Erik Davidsen is immediately drawn towards Miranda, the young woman from Jamaica, and Eglantine, her pre-school daughter by Jeffrey Lane. He soon falls head over heels in love with the dark-skinned woman while at the same time watching what he perceives to be the slow but steady deterioration of his own self. Gently rejected by Miranda, he has enough willpower left to go on a date with a sexy colleague and, for purely physical reasons, starts an affair with her. As the story progresses, however, he is more and more pulled into the quagmire of events surrounding Miranda, Inga, and himself. At one point he catches a burglar in his empty house at night, is surprised to see it is Lane, confused when the escaping Lane takes a photo of him wearing nothing much but wielding a hammer, and shocked when, months later, he recognizes the image at one of Lane's exhibitions with a caption saying, Head Doctor Goes Insane.

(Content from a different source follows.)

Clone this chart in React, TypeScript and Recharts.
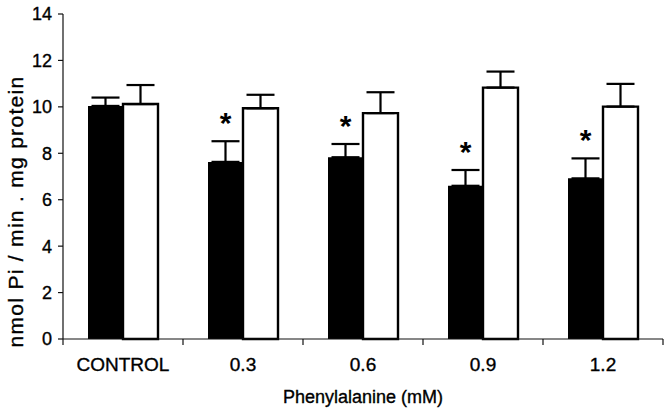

Most of the mysteries are cleared up in the end. Erik and Inga succeed in tracking down the mysterious — and now dying — Lisa, and it turns out that all those years ago a young Lars Davidsen helped her bury her illegitimate, stillborn child, in all secrecy, somewhere on his family's farm. The reputation of Inga's deceased husband is not smeared either when the existence of a batch of letters to Edie Bly can be established without doubt but when it turns out at the same time that they have no sensational value because they belong to the realm of fiction—they are addressed to the character Bly played in one of the author's films rather than Bly the actress and mother of his child. Bernard Burton proves instrumental in procuring the letters without succumbing to the temptation to actually read them, in a chivalric act in which he dresses up as a frightful bag lady in order not to reveal his identity, a scene which also provides some comic relief. The conclusion of the novel is a four-page stream-of-consciousness-like recapitulation of the story's images racing through Erik's mind, and the assurance that the characters' fragmented lives will remain that way.

==Reviews==

The Sorrows of an American was published to almost unanimously positive reviews. Ron Charles calls it "a radically postmodern novel that wears its po-mo credentials with unusual grace; even at its strangest moments, it never radiates the chilly alienation that marks, say, the work of Hustvedt's husband, Paul Auster." For Sylvia Brownrigg, "the erudite Hustvedt" explores "larger questions of art and madness, mind and spirit, and the construction of the self" through the dialogues of her intellectually minded characters and the interior monologues of her narrator. True, little use is made of the vernacular, which prompts Haley Edwards to state that "Hustvedt writes very well, but her prose has all the flair of your Aunt Olga's dinner rolls. Sometimes Erik says things about the human condition that are wonderfully perceptive and incredibly poignant, but he seems to say them as if he's observing the human condition, rather than experiencing it himself."

What some critics found disappointing is that "the secrets Inga and Erik pursue don't yield the drama or meaning they have hoped for, suffusing the scenes of revelation with an air of anticlimax. This may be intentional—Hustvedt may be warning us of the folly of hoping for neat resolutions in our explorations of past pains—but it means the narrative slackens somewhat toward the end."